One of the worst
events of Empire was the Amritsar Massacre of April 1919, see Wikipedia, which
ever since has been a subject of angry debate and a matter for which the Raj
and the British Government of the time was responsible.
As I was born rather
later, my parents were not yet teenagers and none of my grandparents nor their
parents never went anywhere near India, why I should be carrying the can
I do not know.
Which brings
me to Colonel Reginald Dyer, the literally dyspeptic acting Brigadier General
who was in charge of the troops. He had been an soldier for thirty years with a
long record of active service.

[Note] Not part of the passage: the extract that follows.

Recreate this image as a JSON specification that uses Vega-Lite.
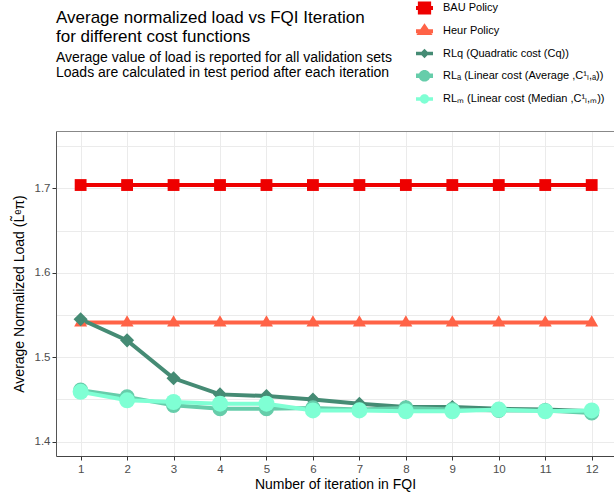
{
  "$schema": "https://vega.github.io/schema/vega-lite/v6.json",
  "width": 558,
  "height": 325,
  "autosize": {"type": "none"},
  "padding": {"left": 56, "top": 131, "right": 0, "bottom": 40},
  "config": {
    "font": "Liberation Sans",
    "view": {"stroke": null},
    "axis": {
      "gridColor": "#EBEBEB",
      "gridWidth": 1,
      "domainColor": "#555555",
      "tickColor": "#333333",
      "tickSize": 4,
      "labelColor": "#4D4D4D",
      "labelFontSize": 11.5,
      "titleFontSize": 14,
      "titleFontWeight": "normal",
      "titleColor": "#000000"
    }
  },
  "title": {
    "text": ["Average normalized load vs FQI Iteration", "for different cost functions"],
    "subtitle": ["Average value of load is reported for all validation sets", "Loads are calculated in test period after each iteration"],
    "anchor": "start",
    "frame": "group",
    "fontSize": 17,
    "fontWeight": "normal",
    "lineHeight": 18.5,
    "color": "#000000",
    "subtitleFontSize": 14,
    "subtitleLineHeight": 15,
    "subtitleColor": "#000000",
    "subtitlePadding": 5,
    "offset": -81
  },
  "data": {
    "values": [
      {"iter": 1, "series": "BAU", "load": 1.704},
      {"iter": 2, "series": "BAU", "load": 1.704},
      {"iter": 3, "series": "BAU", "load": 1.704},
      {"iter": 4, "series": "BAU", "load": 1.704},
      {"iter": 5, "series": "BAU", "load": 1.704},
      {"iter": 6, "series": "BAU", "load": 1.704},
      {"iter": 7, "series": "BAU", "load": 1.704},
      {"iter": 8, "series": "BAU", "load": 1.704},
      {"iter": 9, "series": "BAU", "load": 1.704},
      {"iter": 10, "series": "BAU", "load": 1.704},
      {"iter": 11, "series": "BAU", "load": 1.704},
      {"iter": 12, "series": "BAU", "load": 1.704},
      {"iter": 1, "series": "Heur", "load": 1.541},
      {"iter": 2, "series": "Heur", "load": 1.541},
      {"iter": 3, "series": "Heur", "load": 1.541},
      {"iter": 4, "series": "Heur", "load": 1.541},
      {"iter": 5, "series": "Heur", "load": 1.541},
      {"iter": 6, "series": "Heur", "load": 1.541},
      {"iter": 7, "series": "Heur", "load": 1.541},
      {"iter": 8, "series": "Heur", "load": 1.541},
      {"iter": 9, "series": "Heur", "load": 1.541},
      {"iter": 10, "series": "Heur", "load": 1.541},
      {"iter": 11, "series": "Heur", "load": 1.541},
      {"iter": 12, "series": "Heur", "load": 1.541},
      {"iter": 1, "series": "RLq", "load": 1.545},
      {"iter": 2, "series": "RLq", "load": 1.520},
      {"iter": 3, "series": "RLq", "load": 1.475},
      {"iter": 4, "series": "RLq", "load": 1.456},
      {"iter": 5, "series": "RLq", "load": 1.454},
      {"iter": 6, "series": "RLq", "load": 1.450},
      {"iter": 7, "series": "RLq", "load": 1.445},
      {"iter": 8, "series": "RLq", "load": 1.441},
      {"iter": 9, "series": "RLq", "load": 1.441},
      {"iter": 10, "series": "RLq", "load": 1.439},
      {"iter": 11, "series": "RLq", "load": 1.438},
      {"iter": 12, "series": "RLq", "load": 1.436},
      {"iter": 1, "series": "RLa", "load": 1.461},
      {"iter": 2, "series": "RLa", "load": 1.453},
      {"iter": 3, "series": "RLa", "load": 1.443},
      {"iter": 4, "series": "RLa", "load": 1.439},
      {"iter": 5, "series": "RLa", "load": 1.439},
      {"iter": 6, "series": "RLa", "load": 1.440},
      {"iter": 7, "series": "RLa", "load": 1.438},
      {"iter": 8, "series": "RLa", "load": 1.440},
      {"iter": 9, "series": "RLa", "load": 1.438},
      {"iter": 10, "series": "RLa", "load": 1.437},
      {"iter": 11, "series": "RLa", "load": 1.437},
      {"iter": 12, "series": "RLa", "load": 1.434},
      {"iter": 1, "series": "RLm", "load": 1.459},
      {"iter": 2, "series": "RLm", "load": 1.449},
      {"iter": 3, "series": "RLm", "load": 1.447},
      {"iter": 4, "series": "RLm", "load": 1.445},
      {"iter": 5, "series": "RLm", "load": 1.445},
      {"iter": 6, "series": "RLm", "load": 1.437},
      {"iter": 7, "series": "RLm", "load": 1.437},
      {"iter": 8, "series": "RLm", "load": 1.436},
      {"iter": 9, "series": "RLm", "load": 1.436},
      {"iter": 10, "series": "RLm", "load": 1.438},
      {"iter": 11, "series": "RLm", "load": 1.436},
      {"iter": 12, "series": "RLm", "load": 1.437}
    ]
  },
  "encoding": {
    "x": {
      "field": "iter",
      "type": "quantitative",
      "scale": {"domain": [0.47, 12.48], "nice": false, "zero": false},
      "axis": {
        "values": [1, 2, 3, 4, 5, 6, 7, 8, 9, 10, 11, 12],
        "format": "d",
        "title": "Number of iteration in FQI",
        "labelPadding": 3,
        "titlePadding": 3,
        "domainColor": "#444444"
      }
    },
    "y": {
      "field": "load",
      "type": "quantitative",
      "scale": {"domain": [1.383, 1.768], "nice": false, "zero": false},
      "axis": {
        "values": [1.4, 1.45, 1.5, 1.55, 1.6, 1.65, 1.7, 1.75],
        "labelExpr": "abs(datum.value*10 - round(datum.value*10)) < 0.001 ? format(datum.value, '.1f') : ''",
        "tickOpacity": {"condition": {"test": "abs(datum.value*10 - round(datum.value*10)) > 0.001", "value": 0}, "value": 1},
        "title": "Average Normalized Load (L̃ᵉπ)",
        "labelPadding": 2,
        "titlePadding": 8,
        "domainColor": "#555555"
      }
    }
  },
  "layer": [
    {
      "mark": {"type": "line"},
      "encoding": {
        "color": {
          "field": "series",
          "type": "nominal",
          "scale": {"domain": ["BAU", "Heur", "RLq", "RLa", "RLm"], "range": ["#EE0000", "#FF6347", "#458B74", "#66CDAA", "#7FFFD4"]},
          "legend": null
        },
        "strokeWidth": {
          "field": "series",
          "type": "nominal",
          "scale": {"domain": ["BAU", "Heur", "RLq", "RLa", "RLm"], "range": [4, 4, 3, 4.5, 4]},
          "legend": null
        }
      }
    },
    {
      "mark": {"type": "point", "filled": true, "opacity": 1},
      "encoding": {
        "x": {
          "field": "iter",
          "type": "quantitative",
          "scale": {"domain": [0.47, 12.48], "nice": false, "zero": false},
          "axis": {"orient": "top", "labels": false, "ticks": false, "grid": false, "title": null, "domainColor": "#888888"}
        },
        "color": {
          "field": "series",
          "type": "nominal",
          "scale": {"domain": ["BAU", "Heur", "RLq", "RLa", "RLm"], "range": ["#EE0000", "#FF6347", "#458B74", "#66CDAA", "#7FFFD4"]},
          "legend": null
        },
        "shape": {
          "field": "series",
          "type": "nominal",
          "scale": {
            "domain": ["BAU", "Heur", "RLq", "RLa", "RLm"],
            "range": ["square", "M0,-1.15L1,0.58L-1,0.58Z", "diamond", "circle", "circle"]
          },
          "legend": null
        },
        "size": {
          "field": "series",
          "type": "nominal",
          "scale": {"domain": ["BAU", "Heur", "RLq", "RLa", "RLm"], "range": [140, 256, 100, 130, 72]},
          "legend": null
        }
      }
    },
    {
      "mark": {"type": "point", "filled": true, "opacity": 0, "size": 289},
      "encoding": {
        "x": {
          "field": "iter",
          "type": "quantitative",
          "scale": {"domain": [0.47, 12.48], "nice": false, "zero": false},
          "axis": null
        },
        "color": {
          "field": "series",
          "type": "nominal",
          "scale": {"domain": ["BAU", "Heur", "RLq", "RLa", "RLm"], "range": ["#EE0000", "#FF6347", "#458B74", "#66CDAA", "#7FFFD4"]},
          "legend": {
            "orient": "none",
            "legendX": 360,
            "legendY": -131.5,
            "title": null,
            "padding": 0,
            "symbolSize": 289,
            "symbolOpacity": 1,
            "symbolStrokeWidth": 0,
            "rowPadding": 8.25,
            "labelOffset": 10,
            "labelFontSize": 11,
            "labelColor": "#000000",
            "labelLimit": 400,
            "labelExpr": "{'BAU':'BAU Policy','Heur':'Heur Policy','RLq':'RLq (Quadratic cost (Cq))','RLa':'RLₐ (Linear cost (Average ,C¹ₗ,ₐ))','RLm':'RLₘ (Linear cost (Median ,C¹ₗ,ₘ))'}[datum.value]"
          }
        },
        "shape": {
          "field": "series",
          "type": "nominal",
          "scale": {
            "domain": ["BAU", "Heur", "RLq", "RLa", "RLm"],
            "range": [
              "M-1,-0.24H1V0.24H-1Z M-0.78,-0.76H0.78V0.76H-0.78Z",
              "M-1,-0.24H1V0.24H-1Z M0,-0.95L0.95,0.45L-0.95,0.45Z",
              "M-1,-0.2H1V0.2H-1Z M0,-0.55L0.55,0L0,0.55L-0.55,0Z",
              "M-1,-0.26H1V0.26H-1Z M-0.69,0A0.69,0.69 0 1,1 0.69,0A0.69,0.69 0 1,1 -0.69,0Z",
              "M-1,-0.22H1V0.22H-1Z M-0.55,0A0.55,0.55 0 1,1 0.55,0A0.55,0.55 0 1,1 -0.55,0Z"
            ]
          },
          "legend": {
            "orient": "none",
            "legendX": 360,
            "legendY": -131.5,
            "title": null,
            "padding": 0,
            "symbolSize": 289,
            "symbolOpacity": 1,
            "symbolStrokeWidth": 0,
            "rowPadding": 8.25,
            "labelOffset": 10,
            "labelFontSize": 11,
            "labelColor": "#000000",
            "labelLimit": 400,
            "labelExpr": "{'BAU':'BAU Policy','Heur':'Heur Policy','RLq':'RLq (Quadratic cost (Cq))','RLa':'RLₐ (Linear cost (Average ,C¹ₗ,ₐ))','RLm':'RLₘ (Linear cost (Median ,C¹ₗ,ₘ))'}[datum.value]"
          }
        }
      }
    }
  ],
  "resolve": {
    "scale": {"color": "independent", "shape": "independent", "size": "independent", "strokeWidth": "independent"},
    "axis": {"x": "independent"}
  }
}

During the First World War he was in one of the
forgotten sectors, the borders of Persia, where bitter battles were fought
between the tribes and peoples.
In the spring
of 1919 the British Army was still running down its troop levels in the
Occupying Force in Germany as well as having had the Murmansk Expedition to
Russia to support the White's against the Reds. At home there had been the
Spanish Flu epidemic and the economy was in the throes of post war change.
In the UK the
Coalition Government elected in November 1918 were still struggling to make
decisions of any kind leaving India to The Raj. The Labour Party, now a large
number in Parliament, were more concerned with Russia and the impending centenary of
Peterloo and its meaning for electoral reasons.
Those ruling
The Raj believed that the Empire was on the brink of collapse, so when trouble
begins around Amritsar etc. they send for Dyer to deal with it. He proved to be
the wrong man in the wrong place at the wrong time. They needed a diplomat and
negotiator and sent in a warrior, with his own problems.
One was his
personal situation. The end of war meant contraction of the armed forces and
with it the officer class facing not a reliable career of promotions and service bringing notice and honours but years of routine garrison duty and
paper pushing without much, if any, promotion.
The secret,
perhaps not so secret, was that Dyer, whatever his record in combat etc. was
not officer class and therefore going to be off the lists for the positions of
highest status. His father had been a brewer who did well after being sent to
India around 1860, the period of the Mutiny and the reprisals, when there were
a lot of thirsty troops in action.
His parents
were of London skilled working class origin and had married in Islington, the
home of his mother's family. This district is now the centre of a socialism determined to wipe out
private enterprise.
How ironic that so many of our private and smaller enterprises have been created and run by those from the Sub Continent.
How ironic that so many of our private and smaller enterprises have been created and run by those from the Sub Continent.
The name Dyer crops up in our family tree but only via marriage.